L’art. 15 sancisce la nullità degli atti discriminatori riproducendo, con opportune integrazioni, la disposizione dell’articolo 1 della convenzione n. 98.  Esso fissa due punti:

a)           stabilisce la nullità di qualsiasi patto o atto diretto a subordinare l’occupazione del lavoratore alla condizione che aderisca o non aderisca ad un’associazione sindacale, ovvero che cessi di farne parte.  Oltre alla nullità dell’atto, che in molte circostanze può avere scarsa efficacia, è prevista l’applicazione della sanzione penale di cui all’articolo 38 dello stesso statuto dei lavoratori;

b)          sancisce la nullità di qualsiasi patto o atto diretto licenziare un lavoratore, a discriminarlo nell’assegnazione di qualifiche o mansioni, nei trasferimenti, nei provvedimenti disciplinari, o a recargli altrimenti pregiudizio a causa della sua affiliazione o attività sindacale, ovvero causa della partecipazione ad uno sciopero.  Per tali atti non è disposta la sanzione penale; il legislatore, infatti, ha ritenuto si trattasse di comportamenti che possono essere efficacemente colpiti attraverso la sanzione civile della nullità.
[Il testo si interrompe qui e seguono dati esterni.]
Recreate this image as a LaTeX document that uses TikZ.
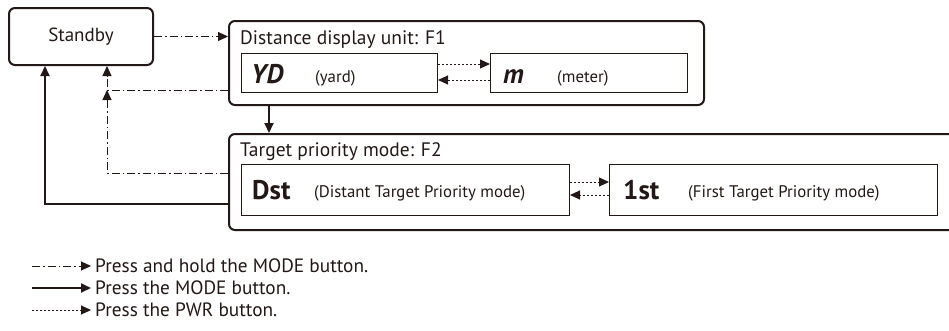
\documentclass[tikz,border=0pt]{standalone}
\usepackage{fontspec}
\setmainfont{PT Sans}
\usetikzlibrary{arrows.meta,positioning}
\definecolor{ink}{HTML}{231815}
\tikzstyle{panel}=[draw=ink,line width=2pt,rounded corners=6pt,anchor=north west,inner sep=0pt]
\tikzstyle{valuebox}=[draw=ink,line width=1pt,anchor=north west,inner sep=0pt]
\tikzstyle{title}=[anchor=base west,inner sep=0pt,font=\fontsize{19.5}{21}\selectfont,text=ink]
\tikzstyle{code}=[anchor=base west,inner sep=0pt,font=\fontsize{27}{29}\selectfont\bfseries,text=ink]
\tikzstyle{note}=[anchor=base west,inner sep=0pt,font=\fontsize{16.8}{18}\selectfont,text=ink]
\tikzstyle{legend}=[anchor=west,inner sep=0pt,font=\fontsize{19.3}{21}\selectfont,text=ink]
\tikzstyle{hold} = [draw=ink,line width=1pt,dash pattern=on 8pt off 3pt on 1.5pt off 3pt,-{Triangle[length=10pt,width=9pt]}]
\tikzstyle{press} = [draw=ink,line width=2pt,-{Triangle[length=10pt,width=9pt]}]
\tikzstyle{pwr} = [draw=ink,line width=1pt,dash pattern=on 2pt off 2pt,-{Triangle[length=10pt,width=9pt]}]

\begin{document}
\begin{tikzpicture}[x=1pt,y=-1pt]
    \useasboundingbox (0,0) rectangle (949,330);
    % The three panels
    \node[panel,minimum width=144pt,minimum height=57pt,font=\fontsize{19}{21}\selectfont,text=ink] (standby) at (8,7) {Standby};
    \node[panel,minimum width=475pt,minimum height=84pt] (f1) at (228,20) {};
    \node[panel,minimum width=760pt,minimum height=96pt] (f2) at (228,133) {};
    \node[title] (f1title) at (240,44) {Distance display unit: F1};
    \node[title] (f2title) at (240,156) {Target priority mode: F2};

    % Then the setting boxes inside them
    \foreach \pos/\name/\w/\h in {{(241,53)/yd/196/39}, {(490,53)/meter/197/39}, {(241,164)/dst/328/51}, {(609,164)/first/328/51}}
        \node[valuebox,minimum width=\w pt,minimum height=\h pt] (\name) at \pos {};
    \node[code] (ydcode) at (251,83) {\itshape YD};
    \node[note] (ydnote) at (315,82) {(yard)};
    \node[code] (mcode) at (503,83) {\itshape m};
    \node[note] (mnote) at (557,82) {(meter)};
    \node[code] (dstcode) at (252,199) {Dst};
    \node[note] (dstnote) at (314,197) {(Distant Target Priority mode)};
    \node[code] (firstcode) at (623,199) {1st};
    \node[note] (firstnote) at (688,197) {(First Target Priority mode)};

    % Connect the panels
    \coordinate (hj) at (107,90);
    \coordinate (hk) at (107,173);
    \coordinate (pj) at (45,204);
    \coordinate (dn) at (269,0);
    \draw[hold] (standby.east) -- (standby.east -| f1.west);
    \draw[hold] (f1.west |- hj) -- (hj) -- (hj |- standby.south);
    \draw[hold] (f2.west |- hk) -- (hk) -- (hj);
    \draw[press] (f2.west |- pj) -- (pj) -- (pj |- standby.south);
    \draw[press] (f1.south -| dn) -- (f2.north -| dn);
    \draw[pwr] ([yshift=9pt]yd.east) -- ([yshift=9pt]meter.west);
    \draw[pwr] ([yshift=-7pt]meter.west) -- ([yshift=-7pt]yd.east);
    \draw[pwr] ([yshift=8pt]dst.east) -- ([yshift=8pt]first.west);
    \draw[pwr] ([yshift=-5pt]first.west) -- ([yshift=-5pt]dst.east);

    % Legend
    \foreach \y/\sty/\name/\txt in {266/hold/lgA/Press and hold the MODE button., 288/press/lgB/Press the MODE button., 310/pwr/lgC/Press the PWR button.} {
        \coordinate (\name-start) at (32,\y);
        \node[legend] (\name) at (95,\y) {\txt};
        \draw[\sty] (\name-start) -- ([xshift=-4pt]\name.west);
    }
\end{tikzpicture}
\end{document}
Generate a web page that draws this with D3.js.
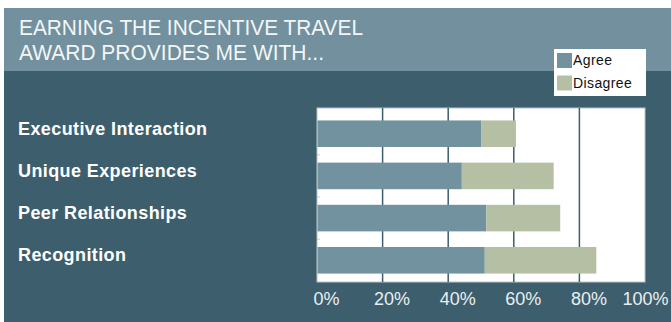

La norma dispone anche la illiceità della discriminazione compiuta, oltre che per motivi sindacali, per motivi politici o religiosi; a questi la L. n. 903 del 1977 ha aggiunto i motivi di razza, lingua e il sesso.

La discriminazione di carattere sindacale può avvenire, da parte del datore di lavoro, non solo privando il prestatore di lavoro di particolari benefici o arrecandogli comunque danno, bensì, attribuendo particolari benefici ai lavoratori che tengano un determinato comportamento, e condizionandoli, così, nell’esercizio della libertà sindacale.  E’ questa la previsione contenuta nell’art. 16, il quale, appunto, sancisce il divieto di concedere trattamenti economici di maggior favore ad una pluralità di persone.  Un esempio tipico è costituito dai premi che vengano corrisposti ai lavoratori che non abbiano partecipato ad uno sciopero.

Trattamento economico collettivo discriminatorio può considerarsi, tuttavia, non solo quello diretto ad ostacolare in genere all’attività sindacale, bensì anche quello corrisposto per agevolare l’adesione a particolari organizzazioni sindacali che incontrino il favore del datore di lavoro.  Per trattamento economico viene inteso non solo la corresponsione di somme di denaro, bensì qualsiasi concessione valutabile in termini economici.

Il giudice, su domanda dei lavoratori nei cui confronti è stata attuata la discriminazione, accertati i fatti, condanna il datore di lavoro al pagamento, a favore del fondo pensioni dell’Inps, di una somma pari all’importo dei trattamenti economici di maggior favore illegittimamente corrisposti nel periodo di un anno.  Si tratta, però, di una norma di scarsissima effettività perché i lavoratori che promuovono l’azione non ne traggono alcun beneficio patrimoniale.